Entre 2011 e 2013 foram abertos sete loteamentos autorizados pela prefeitura

de Maracás, mas sem a respectiva infraestrutura definida no Plano de

Desenvolvimento Urbano e no Estatuto da Cidade, e estima-se que quantidade igual

de loteamentos tenha sido implementada informalmente sem as benfeitorias

recomendadas, e sem os devidos registros cartoriais. Deve-se observar que quase

todos os loteamentos são localizados nas partes mais extremas do perímetro urbano

e ainda estão desocupados.
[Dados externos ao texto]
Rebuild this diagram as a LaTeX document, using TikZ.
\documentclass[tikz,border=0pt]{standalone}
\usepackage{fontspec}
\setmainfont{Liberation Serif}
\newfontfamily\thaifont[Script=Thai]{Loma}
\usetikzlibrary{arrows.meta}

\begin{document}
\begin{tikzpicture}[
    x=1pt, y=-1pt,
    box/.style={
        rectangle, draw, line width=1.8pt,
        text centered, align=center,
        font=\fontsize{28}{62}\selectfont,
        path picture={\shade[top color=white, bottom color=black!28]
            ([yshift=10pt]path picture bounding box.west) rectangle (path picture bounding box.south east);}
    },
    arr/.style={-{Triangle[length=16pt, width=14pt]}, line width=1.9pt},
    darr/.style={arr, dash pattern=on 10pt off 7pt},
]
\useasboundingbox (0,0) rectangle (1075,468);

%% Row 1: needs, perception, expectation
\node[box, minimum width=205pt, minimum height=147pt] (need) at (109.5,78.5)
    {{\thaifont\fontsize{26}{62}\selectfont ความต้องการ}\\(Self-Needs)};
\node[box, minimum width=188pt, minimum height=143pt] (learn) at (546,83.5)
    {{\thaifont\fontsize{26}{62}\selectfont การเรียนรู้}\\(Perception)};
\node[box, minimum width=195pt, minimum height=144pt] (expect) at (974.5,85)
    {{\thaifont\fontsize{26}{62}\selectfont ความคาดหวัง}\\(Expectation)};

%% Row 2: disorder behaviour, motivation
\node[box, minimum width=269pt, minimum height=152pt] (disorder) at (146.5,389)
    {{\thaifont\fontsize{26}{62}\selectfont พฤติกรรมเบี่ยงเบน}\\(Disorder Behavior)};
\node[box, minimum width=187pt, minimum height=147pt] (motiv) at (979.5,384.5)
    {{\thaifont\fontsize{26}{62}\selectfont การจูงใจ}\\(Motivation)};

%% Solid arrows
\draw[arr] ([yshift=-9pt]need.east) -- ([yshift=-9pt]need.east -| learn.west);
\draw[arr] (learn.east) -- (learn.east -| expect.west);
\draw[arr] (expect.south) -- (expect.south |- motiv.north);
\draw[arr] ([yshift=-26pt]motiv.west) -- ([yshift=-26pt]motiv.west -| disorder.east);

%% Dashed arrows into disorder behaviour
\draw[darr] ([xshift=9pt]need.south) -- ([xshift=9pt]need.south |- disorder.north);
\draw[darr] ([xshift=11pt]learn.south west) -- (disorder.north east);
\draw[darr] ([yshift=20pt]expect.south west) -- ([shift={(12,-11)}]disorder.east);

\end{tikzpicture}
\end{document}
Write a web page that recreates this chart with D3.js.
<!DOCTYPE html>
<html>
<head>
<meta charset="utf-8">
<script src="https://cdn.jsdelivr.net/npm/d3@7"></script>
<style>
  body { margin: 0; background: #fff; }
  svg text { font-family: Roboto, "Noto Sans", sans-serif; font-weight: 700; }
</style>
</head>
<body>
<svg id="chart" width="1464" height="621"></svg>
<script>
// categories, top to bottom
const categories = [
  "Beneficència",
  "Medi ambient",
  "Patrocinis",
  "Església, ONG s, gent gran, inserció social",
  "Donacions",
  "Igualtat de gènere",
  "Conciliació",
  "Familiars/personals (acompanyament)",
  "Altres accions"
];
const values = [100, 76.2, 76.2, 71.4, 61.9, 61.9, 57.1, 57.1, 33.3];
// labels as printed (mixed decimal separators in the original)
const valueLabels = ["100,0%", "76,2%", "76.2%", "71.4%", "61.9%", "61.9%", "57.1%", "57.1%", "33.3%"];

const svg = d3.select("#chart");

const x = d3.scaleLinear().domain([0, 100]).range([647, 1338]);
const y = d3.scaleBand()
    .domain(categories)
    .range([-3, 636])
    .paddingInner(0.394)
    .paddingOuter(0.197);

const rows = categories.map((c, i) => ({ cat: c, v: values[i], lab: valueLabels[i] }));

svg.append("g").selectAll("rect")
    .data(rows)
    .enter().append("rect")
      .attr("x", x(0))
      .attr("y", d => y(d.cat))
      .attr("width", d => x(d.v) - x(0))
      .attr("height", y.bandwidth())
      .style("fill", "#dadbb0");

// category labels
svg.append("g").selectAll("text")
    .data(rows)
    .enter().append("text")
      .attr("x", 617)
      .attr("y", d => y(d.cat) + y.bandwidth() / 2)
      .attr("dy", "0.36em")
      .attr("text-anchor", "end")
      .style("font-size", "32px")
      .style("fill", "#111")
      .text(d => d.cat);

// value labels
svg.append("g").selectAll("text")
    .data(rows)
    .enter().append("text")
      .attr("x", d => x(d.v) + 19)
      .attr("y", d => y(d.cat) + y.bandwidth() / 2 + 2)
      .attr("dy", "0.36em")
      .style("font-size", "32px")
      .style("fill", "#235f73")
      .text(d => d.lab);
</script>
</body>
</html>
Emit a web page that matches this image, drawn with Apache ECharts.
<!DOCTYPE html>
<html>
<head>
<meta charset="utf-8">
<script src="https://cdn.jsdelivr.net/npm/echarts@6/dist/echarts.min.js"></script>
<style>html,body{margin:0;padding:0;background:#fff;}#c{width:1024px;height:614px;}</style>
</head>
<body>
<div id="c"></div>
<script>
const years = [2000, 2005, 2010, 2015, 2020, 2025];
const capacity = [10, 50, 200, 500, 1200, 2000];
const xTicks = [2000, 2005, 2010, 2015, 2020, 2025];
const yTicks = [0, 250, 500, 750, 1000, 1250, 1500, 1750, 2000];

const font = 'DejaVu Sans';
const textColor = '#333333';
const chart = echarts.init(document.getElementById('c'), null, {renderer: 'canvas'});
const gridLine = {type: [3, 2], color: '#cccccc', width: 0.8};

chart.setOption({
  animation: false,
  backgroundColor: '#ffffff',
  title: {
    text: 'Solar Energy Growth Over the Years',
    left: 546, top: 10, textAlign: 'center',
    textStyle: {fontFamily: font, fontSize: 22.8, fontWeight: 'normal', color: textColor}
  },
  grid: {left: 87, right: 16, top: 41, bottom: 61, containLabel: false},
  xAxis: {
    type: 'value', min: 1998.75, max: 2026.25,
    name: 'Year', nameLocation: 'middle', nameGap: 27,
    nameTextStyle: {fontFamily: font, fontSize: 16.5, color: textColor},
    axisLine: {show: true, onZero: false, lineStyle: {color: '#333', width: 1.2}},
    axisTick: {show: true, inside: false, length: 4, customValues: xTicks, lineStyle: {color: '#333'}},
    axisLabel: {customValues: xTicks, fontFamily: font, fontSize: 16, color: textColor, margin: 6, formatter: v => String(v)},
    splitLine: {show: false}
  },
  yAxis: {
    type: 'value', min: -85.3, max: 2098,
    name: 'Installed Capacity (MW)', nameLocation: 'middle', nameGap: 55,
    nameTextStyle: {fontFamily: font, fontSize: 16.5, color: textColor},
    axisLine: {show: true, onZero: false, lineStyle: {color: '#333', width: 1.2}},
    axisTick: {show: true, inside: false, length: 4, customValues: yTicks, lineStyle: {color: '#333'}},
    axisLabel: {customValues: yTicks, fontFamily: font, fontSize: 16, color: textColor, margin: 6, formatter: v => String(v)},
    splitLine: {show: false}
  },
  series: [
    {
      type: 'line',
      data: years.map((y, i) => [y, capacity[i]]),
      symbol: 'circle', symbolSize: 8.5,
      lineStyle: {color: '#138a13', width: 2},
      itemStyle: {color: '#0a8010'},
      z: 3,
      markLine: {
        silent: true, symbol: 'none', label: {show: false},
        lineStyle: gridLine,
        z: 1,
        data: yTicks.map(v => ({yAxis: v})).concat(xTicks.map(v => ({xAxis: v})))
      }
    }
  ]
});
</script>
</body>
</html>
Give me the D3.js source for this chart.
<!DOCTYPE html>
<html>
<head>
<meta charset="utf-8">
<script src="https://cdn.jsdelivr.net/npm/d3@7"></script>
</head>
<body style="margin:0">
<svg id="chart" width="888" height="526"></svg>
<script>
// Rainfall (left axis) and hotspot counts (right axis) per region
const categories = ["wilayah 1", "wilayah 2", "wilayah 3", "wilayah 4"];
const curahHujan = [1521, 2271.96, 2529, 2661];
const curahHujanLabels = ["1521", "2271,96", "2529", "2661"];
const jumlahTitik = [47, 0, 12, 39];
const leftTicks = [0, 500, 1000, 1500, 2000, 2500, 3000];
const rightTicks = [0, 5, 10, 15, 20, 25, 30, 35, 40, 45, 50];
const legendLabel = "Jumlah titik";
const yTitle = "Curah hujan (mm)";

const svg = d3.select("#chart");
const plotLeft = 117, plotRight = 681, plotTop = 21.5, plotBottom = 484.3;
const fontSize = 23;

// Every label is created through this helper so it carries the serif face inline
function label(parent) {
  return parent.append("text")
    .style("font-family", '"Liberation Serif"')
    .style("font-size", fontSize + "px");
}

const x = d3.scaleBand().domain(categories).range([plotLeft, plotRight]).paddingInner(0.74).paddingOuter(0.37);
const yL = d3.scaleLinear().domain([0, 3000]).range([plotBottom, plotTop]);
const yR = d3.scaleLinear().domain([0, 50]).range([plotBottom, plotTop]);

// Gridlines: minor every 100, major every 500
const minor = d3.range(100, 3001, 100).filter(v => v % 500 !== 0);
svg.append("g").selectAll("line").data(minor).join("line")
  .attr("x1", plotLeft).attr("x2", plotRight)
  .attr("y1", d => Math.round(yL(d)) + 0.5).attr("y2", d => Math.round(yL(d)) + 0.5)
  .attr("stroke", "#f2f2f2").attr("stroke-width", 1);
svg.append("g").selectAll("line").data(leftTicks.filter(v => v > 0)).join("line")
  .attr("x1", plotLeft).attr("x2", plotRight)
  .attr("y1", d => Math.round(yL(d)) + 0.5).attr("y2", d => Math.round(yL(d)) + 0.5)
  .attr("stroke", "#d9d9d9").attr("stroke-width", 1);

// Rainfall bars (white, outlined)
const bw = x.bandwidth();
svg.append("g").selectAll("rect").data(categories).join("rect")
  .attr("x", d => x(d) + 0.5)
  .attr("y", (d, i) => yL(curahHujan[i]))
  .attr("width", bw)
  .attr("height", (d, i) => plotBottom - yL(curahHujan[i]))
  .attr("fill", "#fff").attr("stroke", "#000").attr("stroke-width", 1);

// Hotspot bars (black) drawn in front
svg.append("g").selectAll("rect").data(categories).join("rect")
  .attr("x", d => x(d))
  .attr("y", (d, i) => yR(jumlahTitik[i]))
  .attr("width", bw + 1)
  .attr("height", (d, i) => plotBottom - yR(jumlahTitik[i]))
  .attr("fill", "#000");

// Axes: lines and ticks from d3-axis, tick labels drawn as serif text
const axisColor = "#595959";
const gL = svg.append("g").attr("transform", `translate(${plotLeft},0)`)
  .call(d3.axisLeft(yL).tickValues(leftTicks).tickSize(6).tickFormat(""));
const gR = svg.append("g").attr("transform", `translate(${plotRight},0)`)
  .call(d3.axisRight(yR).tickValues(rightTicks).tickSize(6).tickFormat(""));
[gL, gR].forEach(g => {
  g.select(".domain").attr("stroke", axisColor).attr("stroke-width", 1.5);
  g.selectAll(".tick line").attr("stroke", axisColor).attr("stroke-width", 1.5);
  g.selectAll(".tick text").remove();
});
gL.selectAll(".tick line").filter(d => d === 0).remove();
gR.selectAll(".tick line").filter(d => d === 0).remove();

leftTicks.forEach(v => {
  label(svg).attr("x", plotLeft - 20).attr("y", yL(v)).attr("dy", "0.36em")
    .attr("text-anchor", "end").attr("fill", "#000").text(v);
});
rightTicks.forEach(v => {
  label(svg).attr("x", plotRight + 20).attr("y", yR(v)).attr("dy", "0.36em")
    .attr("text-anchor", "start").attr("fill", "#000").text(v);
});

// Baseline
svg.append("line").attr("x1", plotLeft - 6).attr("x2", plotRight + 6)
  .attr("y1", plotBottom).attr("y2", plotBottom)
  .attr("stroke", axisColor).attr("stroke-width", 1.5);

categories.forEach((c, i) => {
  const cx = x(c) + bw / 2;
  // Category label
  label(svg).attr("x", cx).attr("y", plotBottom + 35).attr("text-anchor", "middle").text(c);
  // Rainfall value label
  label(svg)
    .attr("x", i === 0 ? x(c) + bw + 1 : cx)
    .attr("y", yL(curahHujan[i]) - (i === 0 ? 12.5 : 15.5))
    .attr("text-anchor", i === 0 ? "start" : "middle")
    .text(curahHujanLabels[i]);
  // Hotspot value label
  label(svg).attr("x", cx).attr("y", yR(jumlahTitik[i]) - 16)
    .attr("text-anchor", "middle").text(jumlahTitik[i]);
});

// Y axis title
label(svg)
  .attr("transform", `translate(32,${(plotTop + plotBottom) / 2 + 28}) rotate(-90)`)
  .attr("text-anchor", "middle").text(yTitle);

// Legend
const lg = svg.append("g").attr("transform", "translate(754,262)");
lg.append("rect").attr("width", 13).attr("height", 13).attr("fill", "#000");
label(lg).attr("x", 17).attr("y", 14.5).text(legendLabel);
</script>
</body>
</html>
Desta maneira, os custos com a instalação da

infraestrutura (ruas pavimentadas e sarjetas, esgotamento sanitário e água potável

etc.) devem correr por conta da prefeitura, ou seja, a coletividade irá subsidiar o

lucro dos proprietários fundiários, dos incorporadores imobiliários e também dos

compradores investidores individuais (especuladores).

Com o crescimento rápido da economia local, que entre outras expectativas

implicou a expansão física da cidade de maneira desproporcional em curto espaço

de tempo tornou possível, nos loteamentos menores e mais próximos da

infraestrutura existente, sobretudo próximo das áreas onde foram construídos

programas habitacionais do Governo federal, a exemplo do Minha Casa Minha Vida,

uma nova forma de habitar, uma novidade para as pequenas cidades — o

loteamento fechado que pode se tornar o condomínio fechado.

Quanto aos agravantes socioambientais é importante ressaltar a pressão do

uso do manancial da Barragem da Pedra pra utilização de água em parte do

processo produtivo da mineradora. A empresa justifica que fará o reuso desta água

como forma de manter um ciclo dentro da dinâmica de produção minierária. Tendo

em vista que esta barragem está situada na área rural do município de Maracás,

próximo ao povoado de Porto Alegre e outras comunidades, há grande preocupação

por parte dos moradores destas localidades no que diz respeito à contaminação dos

rios e ao uso da água por parte da comunidade do entorno. Já na cidade, a

preocupação maior é com a aceleração da contaminação da água subterrânea que

abastece a cidade, em razão da inexistência de saneamento básico coletivo, pois o

esgotamento sanitário é feito de maneira individual por meio de fossas.